DATASET ROWS —
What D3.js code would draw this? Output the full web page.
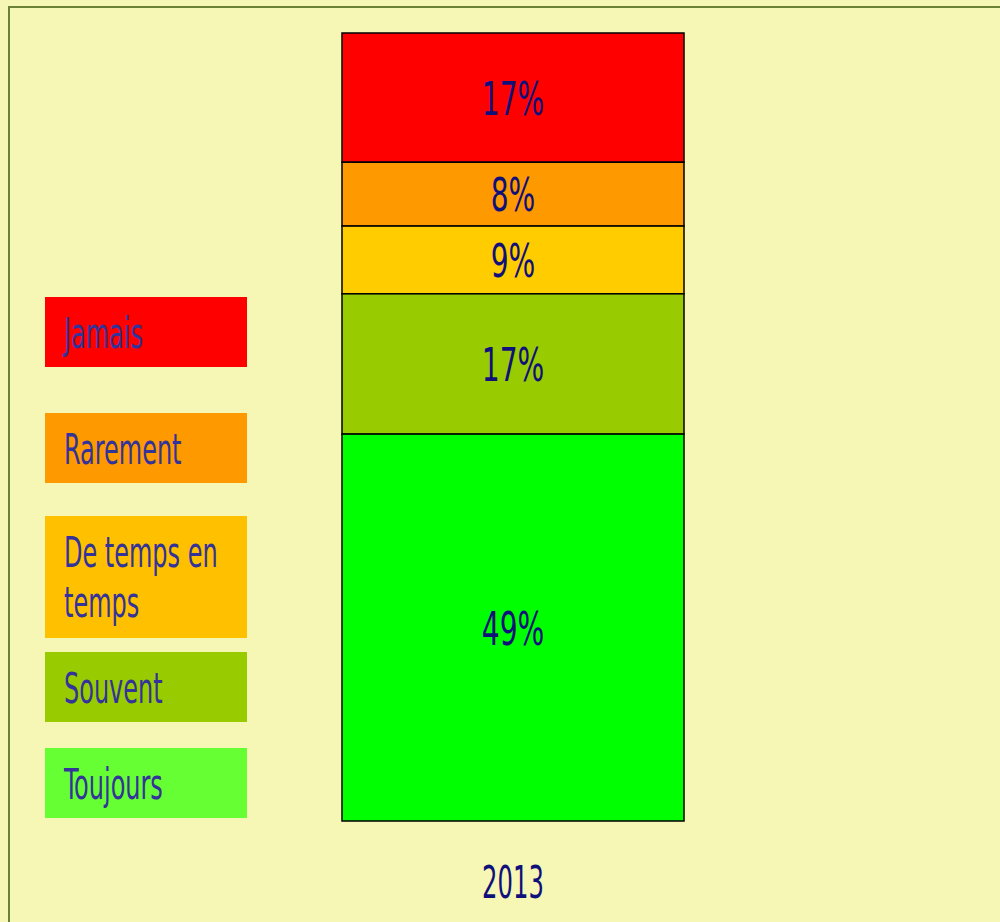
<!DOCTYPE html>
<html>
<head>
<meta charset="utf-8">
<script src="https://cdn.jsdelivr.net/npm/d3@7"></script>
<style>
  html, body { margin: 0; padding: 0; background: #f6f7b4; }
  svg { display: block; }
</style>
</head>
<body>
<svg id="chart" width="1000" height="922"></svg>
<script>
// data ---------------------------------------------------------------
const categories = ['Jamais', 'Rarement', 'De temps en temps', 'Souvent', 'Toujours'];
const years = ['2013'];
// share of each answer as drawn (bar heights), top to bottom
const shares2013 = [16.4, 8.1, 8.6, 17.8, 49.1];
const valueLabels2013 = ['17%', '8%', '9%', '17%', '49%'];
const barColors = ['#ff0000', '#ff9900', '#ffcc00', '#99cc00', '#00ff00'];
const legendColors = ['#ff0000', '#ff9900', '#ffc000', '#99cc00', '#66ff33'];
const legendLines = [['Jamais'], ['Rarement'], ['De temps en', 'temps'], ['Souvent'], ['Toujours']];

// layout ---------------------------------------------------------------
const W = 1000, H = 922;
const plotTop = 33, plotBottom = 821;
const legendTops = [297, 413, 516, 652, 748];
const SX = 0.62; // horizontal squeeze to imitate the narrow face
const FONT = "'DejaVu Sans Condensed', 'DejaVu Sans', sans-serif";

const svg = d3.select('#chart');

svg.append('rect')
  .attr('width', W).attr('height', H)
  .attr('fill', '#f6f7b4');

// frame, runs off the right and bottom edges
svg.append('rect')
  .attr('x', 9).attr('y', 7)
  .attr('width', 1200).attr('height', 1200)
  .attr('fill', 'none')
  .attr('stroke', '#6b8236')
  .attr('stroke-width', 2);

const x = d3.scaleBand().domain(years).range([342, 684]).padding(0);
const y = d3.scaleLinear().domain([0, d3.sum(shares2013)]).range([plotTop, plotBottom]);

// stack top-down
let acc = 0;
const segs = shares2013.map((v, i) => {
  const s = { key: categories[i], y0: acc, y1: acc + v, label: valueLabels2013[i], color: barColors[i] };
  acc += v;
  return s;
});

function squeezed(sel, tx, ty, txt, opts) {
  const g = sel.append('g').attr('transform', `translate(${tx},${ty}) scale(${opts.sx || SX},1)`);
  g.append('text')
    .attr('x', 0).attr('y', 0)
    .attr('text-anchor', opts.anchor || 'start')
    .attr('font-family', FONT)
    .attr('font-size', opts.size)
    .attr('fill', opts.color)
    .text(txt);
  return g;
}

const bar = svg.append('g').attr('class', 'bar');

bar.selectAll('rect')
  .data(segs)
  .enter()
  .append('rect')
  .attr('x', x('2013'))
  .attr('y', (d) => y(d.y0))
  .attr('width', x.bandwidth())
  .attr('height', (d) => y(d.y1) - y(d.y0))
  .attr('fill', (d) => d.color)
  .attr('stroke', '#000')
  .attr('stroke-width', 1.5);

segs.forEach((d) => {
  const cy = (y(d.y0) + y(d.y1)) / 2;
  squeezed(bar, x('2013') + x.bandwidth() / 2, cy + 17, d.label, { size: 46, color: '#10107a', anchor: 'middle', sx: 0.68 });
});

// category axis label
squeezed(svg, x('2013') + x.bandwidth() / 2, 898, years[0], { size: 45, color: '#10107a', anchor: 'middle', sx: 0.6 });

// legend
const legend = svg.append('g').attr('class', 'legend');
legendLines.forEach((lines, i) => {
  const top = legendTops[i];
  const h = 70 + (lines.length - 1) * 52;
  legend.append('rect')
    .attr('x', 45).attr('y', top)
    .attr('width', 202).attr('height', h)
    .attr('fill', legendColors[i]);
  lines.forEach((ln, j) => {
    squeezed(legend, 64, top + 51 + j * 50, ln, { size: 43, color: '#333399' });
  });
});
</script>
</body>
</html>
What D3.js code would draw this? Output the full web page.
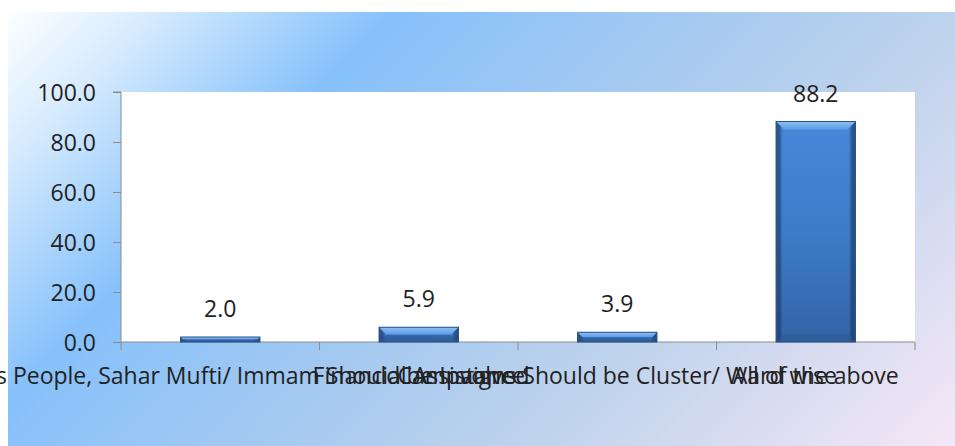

TASK GOAL —
Retype all of the entries exactly as written, leaving out any images.

CORRECT OUTPUT —
What D3.js code would draw this? Output the full web page.
<!DOCTYPE html>
<html>
<head>
<meta charset="utf-8">
<script src="https://cdn.jsdelivr.net/npm/d3@7"></script>
<style>
  html, body { margin: 0; padding: 0; background: #f6f7b4; }
  svg { display: block; }
</style>
</head>
<body>
<svg id="chart" width="1000" height="922"></svg>
<script>
// data ---------------------------------------------------------------
const categories = ['Jamais', 'Rarement', 'De temps en temps', 'Souvent', 'Toujours'];
const years = ['2013'];
// share of each answer as drawn (bar heights), top to bottom
const shares2013 = [16.4, 8.1, 8.6, 17.8, 49.1];
const valueLabels2013 = ['17%', '8%', '9%', '17%', '49%'];
const barColors = ['#ff0000', '#ff9900', '#ffcc00', '#99cc00', '#00ff00'];
const legendColors = ['#ff0000', '#ff9900', '#ffc000', '#99cc00', '#66ff33'];
const legendLines = [['Jamais'], ['Rarement'], ['De temps en', 'temps'], ['Souvent'], ['Toujours']];

// layout ---------------------------------------------------------------
const W = 1000, H = 922;
const plotTop = 33, plotBottom = 821;
const legendTops = [297, 413, 516, 652, 748];
const SX = 0.62; // horizontal squeeze to imitate the narrow face
const FONT = "'DejaVu Sans Condensed', 'DejaVu Sans', sans-serif";

const svg = d3.select('#chart');

svg.append('rect')
  .attr('width', W).attr('height', H)
  .attr('fill', '#f6f7b4');

// frame, runs off the right and bottom edges
svg.append('rect')
  .attr('x', 9).attr('y', 7)
  .attr('width', 1200).attr('height', 1200)
  .attr('fill', 'none')
  .attr('stroke', '#6b8236')
  .attr('stroke-width', 2);

const x = d3.scaleBand().domain(years).range([342, 684]).padding(0);
const y = d3.scaleLinear().domain([0, d3.sum(shares2013)]).range([plotTop, plotBottom]);

// stack top-down
let acc = 0;
const segs = shares2013.map((v, i) => {
  const s = { key: categories[i], y0: acc, y1: acc + v, label: valueLabels2013[i], color: barColors[i] };
  acc += v;
  return s;
});

function squeezed(sel, tx, ty, txt, opts) {
  const g = sel.append('g').attr('transform', `translate(${tx},${ty}) scale(${opts.sx || SX},1)`);
  g.append('text')
    .attr('x', 0).attr('y', 0)
    .attr('text-anchor', opts.anchor || 'start')
    .attr('font-family', FONT)
    .attr('font-size', opts.size)
    .attr('fill', opts.color)
    .text(txt);
  return g;
}

const bar = svg.append('g').attr('class', 'bar');

bar.selectAll('rect')
  .data(segs)
  .enter()
  .append('rect')
  .attr('x', x('2013'))
  .attr('y', (d) => y(d.y0))
  .attr('width', x.bandwidth())
  .attr('height', (d) => y(d.y1) - y(d.y0))
  .attr('fill', (d) => d.color)
  .attr('stroke', '#000')
  .attr('stroke-width', 1.5);

segs.forEach((d) => {
  const cy = (y(d.y0) + y(d.y1)) / 2;
  squeezed(bar, x('2013') + x.bandwidth() / 2, cy + 17, d.label, { size: 46, color: '#10107a', anchor: 'middle', sx: 0.68 });
});

// category axis label
squeezed(svg, x('2013') + x.bandwidth() / 2, 898, years[0], { size: 45, color: '#10107a', anchor: 'middle', sx: 0.6 });

// legend
const legend = svg.append('g').attr('class', 'legend');
legendLines.forEach((lines, i) => {
  const top = legendTops[i];
  const h = 70 + (lines.length - 1) * 52;
  legend.append('rect')
    .attr('x', 45).attr('y', top)
    .attr('width', 202).attr('height', h)
    .attr('fill', legendColors[i]);
  lines.forEach((ln, j) => {
    squeezed(legend, 64, top + 51 + j * 50, ln, { size: 43, color: '#333399' });
  });
});
</script>
</body>
</html>
What D3.js code would draw this? Output the full web page.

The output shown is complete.